それでも闘病の末に生還したという人たちの多くは、ある種の輝きを放っていて、そういった人たちはしばしばメディアに登場しては、人々に勇気を与えている。

それを眺めていると、乳癌の患者が治療の苦しみに耐えることに疑いを持ったりしないように、誰かが密かにプロモーションしているのではないかと疑いたくなってしまう。

彼女らは、強く美しいと同時に、どこか痛ましくも見えるのだ。


癌と診断される時点では、ほとんどの人は、癌についてよく知らないと思う。そしてその時、正常な判断ができる心の状態でいることは極めて難しいのではないだろうか。なにしろ死と向き合う最初の瞬間なのだから。
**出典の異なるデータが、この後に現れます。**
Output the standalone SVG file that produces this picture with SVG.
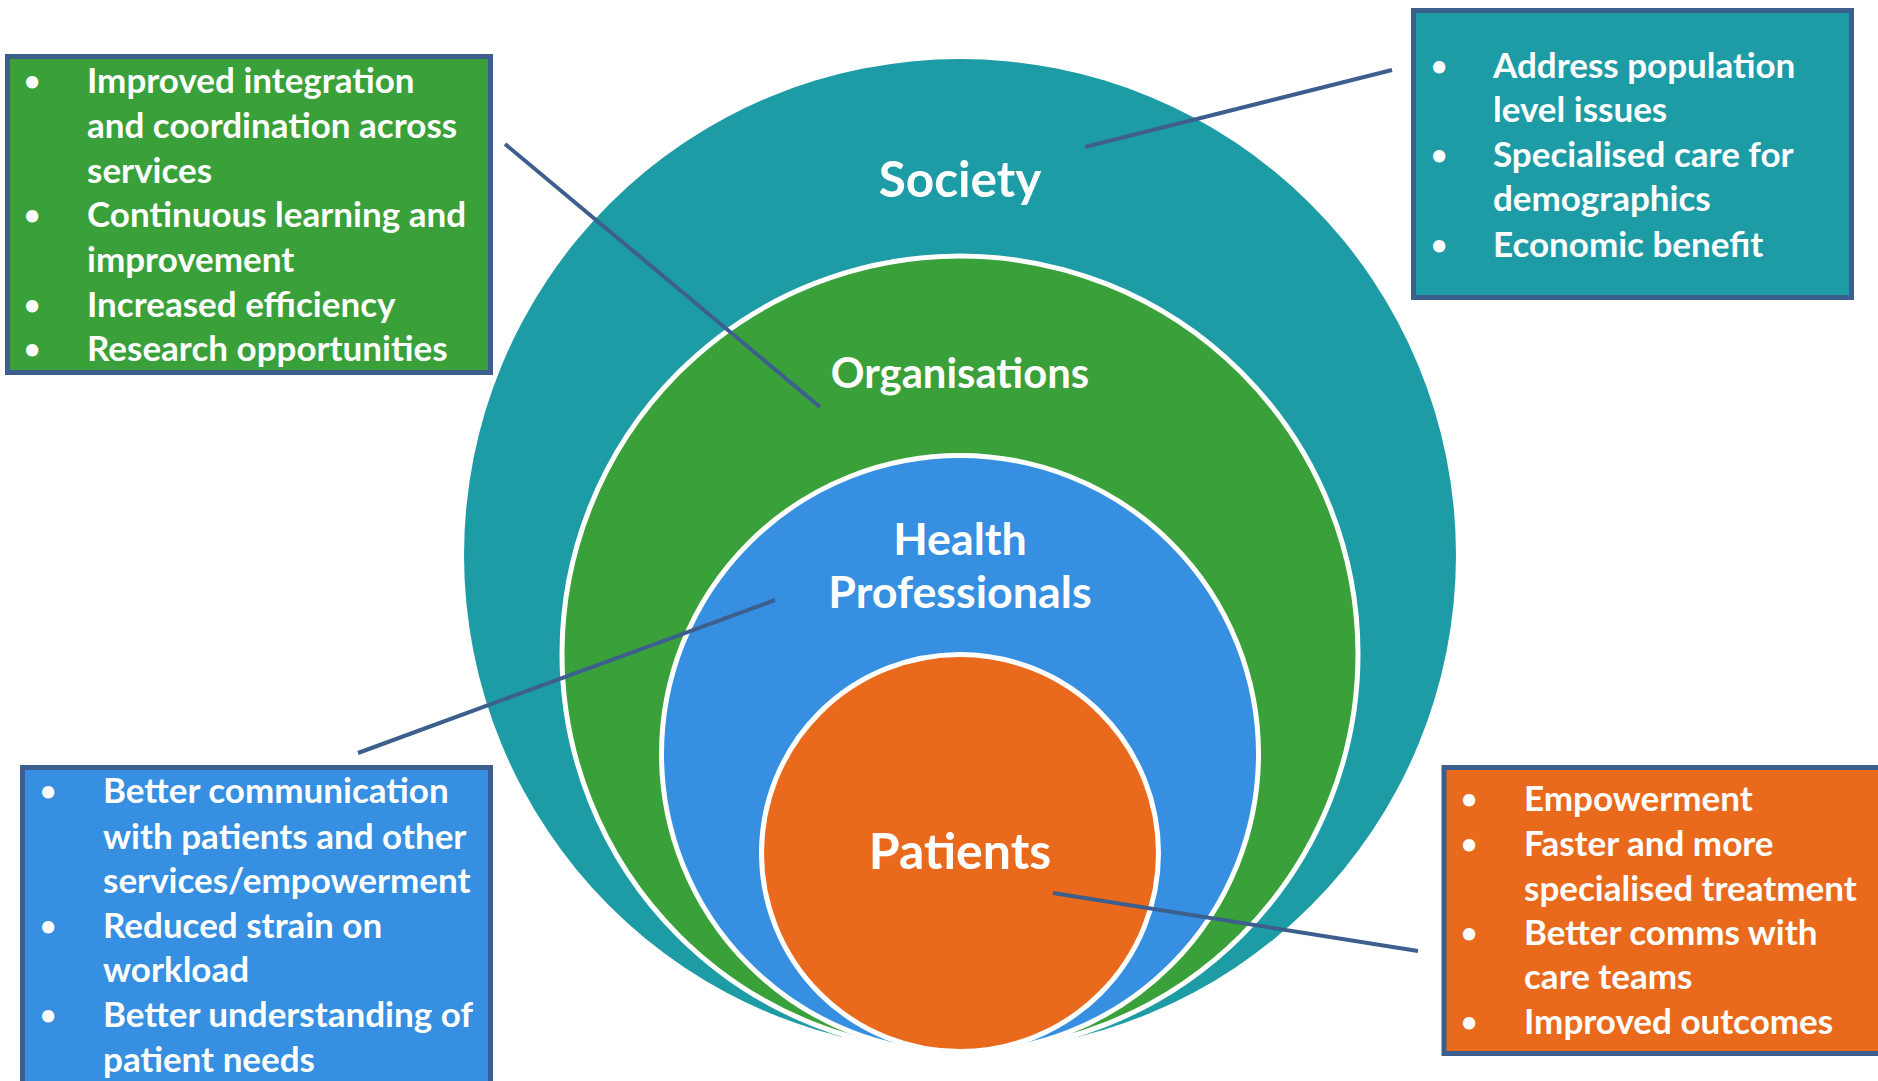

無知なうえに、平常心ではない、その状態で、医師からは治療を急かされる。癌の進行に遅れることのないように、早急に治療方針を決めなくてはならないと言われる。不安に駆られた患者は「溺れる者」となって「命が助かるなら」と、医師の言うままに治療することを決める。

非情に思えたとしても、医師は職務を果たしているに過ぎない。彼らのミッションは患者を死なせないことで、患者をよく生かすことではないのだ。


その日、乳癌の診断を聞きながら、わたしは違和感を感じていた。医師にとっては、おそらく日常なのだろう。専門用語が多く、わからないことも多かったけど、進行が早いから手術が先か、それとも先に抗がん剤で縮めるか、このサイズならどうにか温存でいけるだろうかなど、ぶつぶつ言いながら、医師は軽く高揚しているように見えた。

わたしが無知だったせいか(この時は温存の意味すらわからなかった)さして詳しい説明もなく、すぐに治療を始めたいと言う。

治療方針の決定に必要だからと、その日のうちに、さらに何種類もの追加の検査をした。大量の血を採ったせいか、疲れからか、終わるころにはぐったりして、最高に具合が悪くなっていた。

「こんなところに居たら、病人にされてしまう」

病人の自覚も無かったから、そんなことを思っていた。早く帰りたかった。自分に起こっていることを受け止めるための時間と、自分だけのスペースが必要だった。


検査がすべて終わると、再度、進行がとても早いから1日も早く治療を始めたいのだと言われ、次の約束をして診察室を後にした。

いつの間にか、すっかり夜になっていた。